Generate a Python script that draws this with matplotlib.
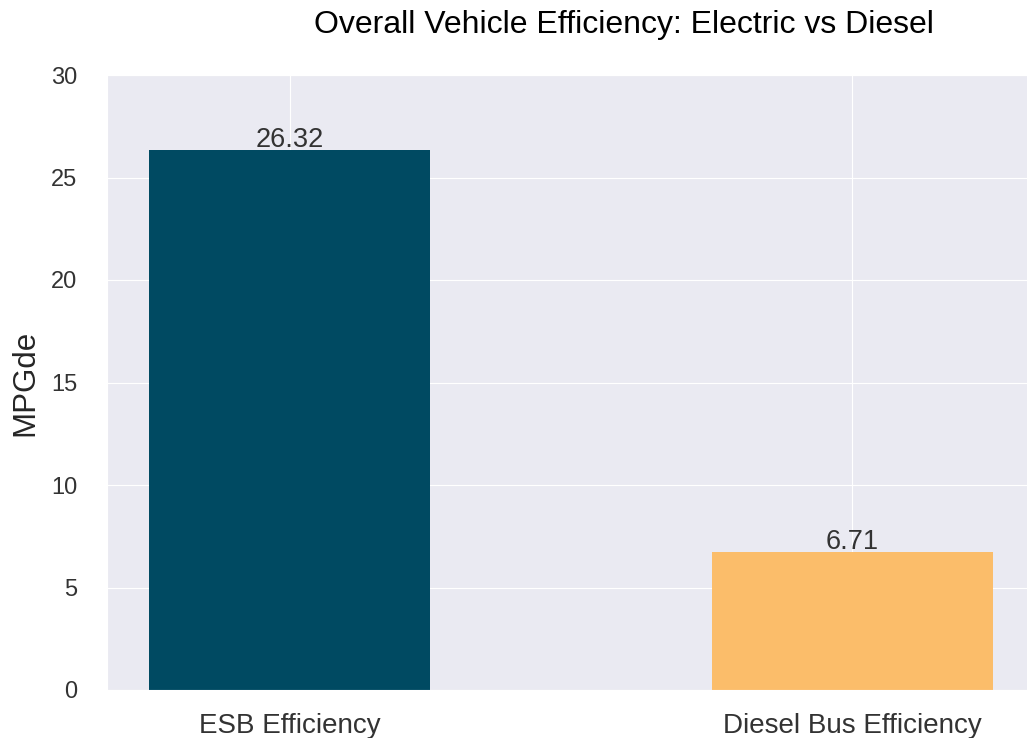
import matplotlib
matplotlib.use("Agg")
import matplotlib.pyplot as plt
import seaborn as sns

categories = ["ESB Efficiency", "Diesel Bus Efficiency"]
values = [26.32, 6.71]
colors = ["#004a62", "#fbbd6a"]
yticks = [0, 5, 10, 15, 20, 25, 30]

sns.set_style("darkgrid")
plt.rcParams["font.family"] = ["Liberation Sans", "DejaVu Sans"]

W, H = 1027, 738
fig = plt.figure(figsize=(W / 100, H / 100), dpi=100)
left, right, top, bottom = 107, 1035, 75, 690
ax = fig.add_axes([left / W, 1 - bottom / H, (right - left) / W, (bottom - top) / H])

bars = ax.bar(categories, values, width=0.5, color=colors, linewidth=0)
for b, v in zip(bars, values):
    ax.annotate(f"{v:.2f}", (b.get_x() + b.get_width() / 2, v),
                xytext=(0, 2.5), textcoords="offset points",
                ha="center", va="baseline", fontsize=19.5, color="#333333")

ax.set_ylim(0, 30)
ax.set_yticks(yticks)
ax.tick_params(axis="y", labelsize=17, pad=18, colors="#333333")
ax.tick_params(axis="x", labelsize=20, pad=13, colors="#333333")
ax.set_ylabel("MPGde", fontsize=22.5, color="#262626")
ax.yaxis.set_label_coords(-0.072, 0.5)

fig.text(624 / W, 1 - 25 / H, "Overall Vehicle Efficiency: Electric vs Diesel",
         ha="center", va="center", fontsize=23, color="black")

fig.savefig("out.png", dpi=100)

# # # # #

DIRECTIONS FOR THIS TASK:
Every line of the material is to be quoted exactly, with no pictures carried over.

FULL OUTPUT:
Generate a Python script that draws this with matplotlib.
import matplotlib
matplotlib.use("Agg")
import matplotlib.pyplot as plt
import seaborn as sns

categories = ["ESB Efficiency", "Diesel Bus Efficiency"]
values = [26.32, 6.71]
colors = ["#004a62", "#fbbd6a"]
yticks = [0, 5, 10, 15, 20, 25, 30]

sns.set_style("darkgrid")
plt.rcParams["font.family"] = ["Liberation Sans", "DejaVu Sans"]

W, H = 1027, 738
fig = plt.figure(figsize=(W / 100, H / 100), dpi=100)
left, right, top, bottom = 107, 1035, 75, 690
ax = fig.add_axes([left / W, 1 - bottom / H, (right - left) / W, (bottom - top) / H])

bars = ax.bar(categories, values, width=0.5, color=colors, linewidth=0)
for b, v in zip(bars, values):
    ax.annotate(f"{v:.2f}", (b.get_x() + b.get_width() / 2, v),
                xytext=(0, 2.5), textcoords="offset points",
                ha="center", va="baseline", fontsize=19.5, color="#333333")

ax.set_ylim(0, 30)
ax.set_yticks(yticks)
ax.tick_params(axis="y", labelsize=17, pad=18, colors="#333333")
ax.tick_params(axis="x", labelsize=20, pad=13, colors="#333333")
ax.set_ylabel("MPGde", fontsize=22.5, color="#262626")
ax.yaxis.set_label_coords(-0.072, 0.5)

fig.text(624 / W, 1 - 25 / H, "Overall Vehicle Efficiency: Electric vs Diesel",
         ha="center", va="center", fontsize=23, color="black")

fig.savefig("out.png", dpi=100)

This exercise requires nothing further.